Each story, overall, seems to exist independently of the others, though.  A Traveler is about the residents of Iglaak, a small town in Alaska.  Sergeant Yuka Mongoyak is the only Inuit officer in the town’s police station.  Her captain, Lane Pendleton, has an Christmas Eve tradition of pardoning a non-violent criminal in their custody.  Due to a lack of people to pardon, Yuka brings in her brother, Jack.

When Yuka goes to get Jack for his pardoning, she notices another person in the last cell.  She gets Pendleton; neither one has any idea who the newcomer is.  He identifies himself as A. Traveler, an extreme tourist who does all sorts of strange things.  Everyone in his circle has heard of the town’s pardoning and party.

Pendleton is initially not suspicious at all.  He agrees to pardon Mr. Traveler this year, leaving Jack in his cell.  Traveler parties with the other guests while Yuka searches for any outstanding warrants.  It’s not until Traveler starts deflecting attention by knowing things about the other people in the building.

He claims that Jack has tools in his trunk that he stole from the station, for instance.  He also claims that Pendleton is a Russian spy.  The stolen goods aren’t found in the trunk, but Pendleton acts suspiciously enough that there might be some truth to it.

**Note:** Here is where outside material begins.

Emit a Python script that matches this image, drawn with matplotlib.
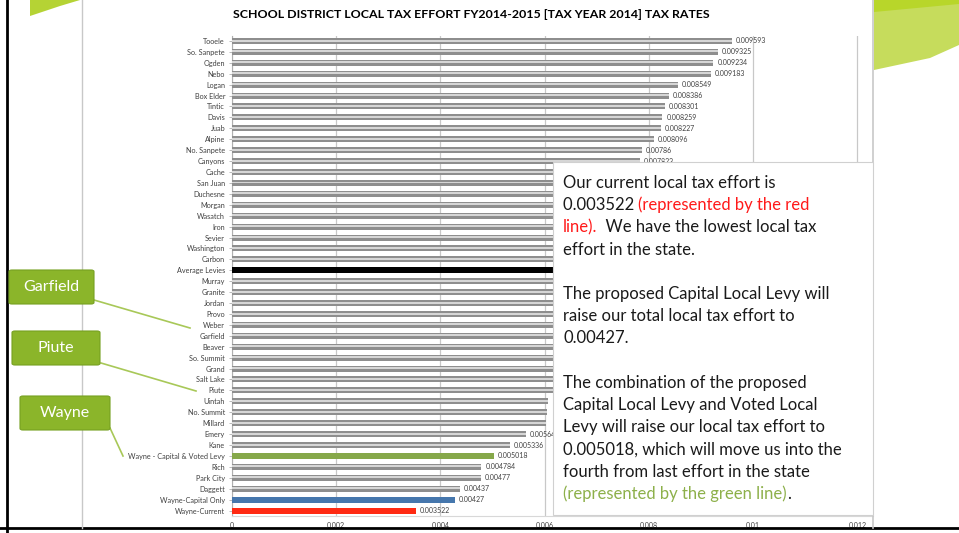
import matplotlib
matplotlib.use("Agg")
import matplotlib.pyplot as plt
from matplotlib.patches import Rectangle, Polygon, FancyBboxPatch
from matplotlib.lines import Line2D

# districts, top to bottom as shown
districts = ["Tooele", "So. Sanpete", "Ogden", "Nebo", "Logan", "Box Elder", "Tintic",
             "Davis", "Juab", "Alpine", "No. Sanpete", "Canyons", "Cache", "San Juan",
             "Duchesne", "Morgan", "Wasatch", "Iron", "Sevier", "Washington", "Carbon",
             "Average Levies", "Murray", "Granite", "Jordan", "Provo", "Weber", "Garfield",
             "Beaver", "So. Summit", "Grand", "Salt Lake", "Piute", "Uintah", "No. Summit",
             "Millard", "Emery", "Kane", "Wayne - Capital & Voted Levy", "Rich", "Park City",
             "Daggett", "Wayne-Capital Only", "Wayne-Current"]
# values hidden behind the text box are estimates
rates = [0.009593, 0.009325, 0.009234, 0.009183, 0.008549, 0.008386, 0.008301,
         0.008259, 0.008227, 0.008096, 0.00786, 0.007823, 0.00775, 0.0075,
         0.0074, 0.0073, 0.0072, 0.0071, 0.0070, 0.0069, 0.0068,
         0.0068, 0.0067, 0.0066, 0.0066, 0.0065, 0.0065, 0.0064,
         0.0064, 0.0063, 0.0063, 0.0062, 0.0062, 0.00606, 0.00604,
         0.00602, 0.00564, 0.005336, 0.005018, 0.004784, 0.00477,
         0.00437, 0.00427, 0.003522]
# labels under the text box are not visible in the original
rate_labels = ["0.009593", "0.009325", "0.009234", "0.009183", "0.008549", "0.008386", "0.008301",
               "0.008259", "0.008227", "0.008096", "0.00786", "0.007823", "", "",
               "", "", "", "", "", "", "",
               "", "", "", "", "", "", "",
               "", "", "", "", "", "", "",
               "", "0.00564", "0.005336", "0.005018", "0.004784", "0.00477",
               "0.00437", "0.00427", "0.003522"]
highlight = {"Average Levies": "#000000",
             "Wayne - Capital & Voted Levy": "#86a84a",
             "Wayne-Capital Only": "#4677ad",
             "Wayne-Current": "#ff2a12"}
xticks = [0, 0.002, 0.004, 0.006, 0.008, 0.01, 0.012]
xtick_labels = ["0", "0.002", "0.004", "0.006", "0.008", "0.01", "0.012"]

plt.rcParams["font.family"] = ["Lato", "DejaVu Sans"]

fig = plt.figure(figsize=(9.59, 5.33), dpi=100)
W, H = 959, 533

def fx(px):
    return px / W

def fy(py):
    return 1 - py / H

# slide decorations
fig.add_artist(Line2D([fx(7), fx(7)], [0, 1], color="black", lw=2))
fig.add_artist(Line2D([0, 1], [fy(528), fy(528)], color="black", lw=2))
fig.add_artist(Line2D([fx(82), fx(82)], [fy(528), 1], color="#c8c8c8", lw=1))
fig.add_artist(Line2D([fx(873), fx(873)], [fy(528), 1], color="#c8c8c8", lw=1.2))
fig.add_artist(Polygon([(fx(30), fy(16)), (fx(30), 1), (fx(80), 1), (fx(80), fy(0)),
                        (fx(60), fy(6))], closed=True, color="#b5d334", lw=0))
fig.add_artist(Polygon([(fx(874), 1), (1, 1), (1, fy(45)), (fx(930), fy(58)),
                        (fx(874), fy(70))], closed=True, color="#c6dc5c", lw=0))
fig.add_artist(Polygon([(fx(874), 1), (1, 1), (1, fy(4)), (fx(874), fy(12))],
                       closed=True, color="#b8d62a", lw=0))

ax = fig.add_axes([fx(232), fy(516), fx(873) - fx(232), (516 - 35.5) / H])
n = len(districts)
ypos = [n - 1 - i for i in range(n)]
for y, name, val, lab in zip(ypos, districts, rates, rate_labels):
    if name in highlight:
        ax.barh(y, val, height=0.55, color=highlight[name], zorder=3)
    else:
        ax.barh(y, val, height=0.55, color="#8e8e8e", zorder=3)
        ax.barh(y + 0.04, val, height=0.18, color="#d6d6d6", zorder=4)
    if lab:
        ax.text(val + 0.00008, y, lab, fontsize=5.0, color="#404040",
                va="center", ha="left", zorder=5)

ax.set_xlim(0, 0.0123)
ax.set_ylim(-0.5, n - 0.5)
ax.set_yticks(ypos)
ax.set_yticklabels(districts, fontsize=5.2, color="#404040")
ax.set_xticks(xticks)
ax.set_xticklabels(xtick_labels, fontsize=5.0, color="#404040")
ax.tick_params(axis="y", length=2, width=0.5, color="#a0a0a0", pad=3)
ax.tick_params(axis="x", length=0, pad=4)
ax.grid(axis="x", color="#c8c8c8", lw=0.9, zorder=0)
ax.set_axisbelow(True)
for side in ["top", "right"]:
    ax.spines[side].set_visible(False)
ax.spines["left"].set_color("#b0b0b0")
ax.spines["bottom"].set_color("#d8d8d8")

fig.text(fx(471), fy(15), "SCHOOL DISTRICT LOCAL TAX EFFORT FY2014-2015 [TAX YEAR 2014] TAX RATES",
         ha="center", va="center", fontsize=8.9, fontweight="bold", color="black")

# callouts
callouts = [("Garfield", 9, 270, 85, 34, (94, 300), (190, 328)),
            ("Piute", 12, 331, 88, 34, (101, 363), (196, 391)),
            ("Wayne", 20, 396, 90, 34, (110, 428), (123, 456))]
for label, x0, y0, w, h, p0, p1 in callouts:
    fig.add_artist(Line2D([fx(p0[0]), fx(p1[0])], [fy(p0[1]), fy(p1[1])],
                          color="#a8c858", lw=1.2, zorder=6))
    fig.add_artist(FancyBboxPatch((fx(x0), fy(y0 + h)), fx(w), h / H,
                                  boxstyle="round,pad=0,rounding_size=0.003",
                                  facecolor="#8bb52a", edgecolor="#76a020", lw=0.8, zorder=7))
    fig.text(fx(x0 + w / 2), fy(y0 + h / 2), label, ha="center", va="center",
             fontsize=11.5, color="white", zorder=8)

# text box
fig.add_artist(Rectangle((fx(553), fy(515)), fx(873 - 553), (515 - 162) / H,
                         facecolor="white", edgecolor="#d0d0d0", lw=0.8, zorder=10))
black = "#1a1a1a"
red = "#ff1a1a"
green = "#8db04a"
lines = [
    [("Our current local tax effort is", black)],
    [("0.003522 ", black), ("(represented by the red", red)],
    [("line).", red), ("  We have the lowest local tax", black)],
    [("effort in the state.", black)],
    [],
    [("The proposed Capital Local Levy will", black)],
    [("raise our total local tax effort to", black)],
    [("0.00427.", black)],
    [],
    [("The combination of the proposed", black)],
    [("Capital Local Levy and Voted Local", black)],
    [("Levy will raise our local tax effort to", black)],
    [("0.005018, which will move us into the", black)],
    [("fourth from last effort in the state", black)],
    [("(represented by the green line)", green), (".", black)],
]
fig.canvas.draw()
renderer = fig.canvas.get_renderer()
for k, parts in enumerate(lines):
    ypix = 183 + k * 22.2
    xpix = 563
    for txt, col in parts:
        t = fig.text(fx(xpix), fy(ypix), txt, ha="left", va="center",
                     fontsize=12.0, color=col, zorder=11)
        bb = t.get_window_extent(renderer=renderer)
        xpix += bb.width

fig.savefig("out.png", dpi=100)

This is what the episode comes down to.  It shows how easily someone could play to our paranoia.  Everything Traveler says is a lie.  As they say, though, even a broken clock is right twice a day.  He’s bound to say something that’s close enough to the truth.

I wondered why Traveler would have chosen a small Alaska town.  It’s possible that the same thing was going on elsewhere.  It’s never stated that he was working alone.  There is also a military listening post nearby.  This may have been a mildly important location.  It could also have been part of a coordinated attack or a test run.

The ending was a little weak, but is one of the better episodes so far.  I think only The Comedian had a stronger story.  It’s not quite as profound as I would have liked, but did still have a pretty strong message.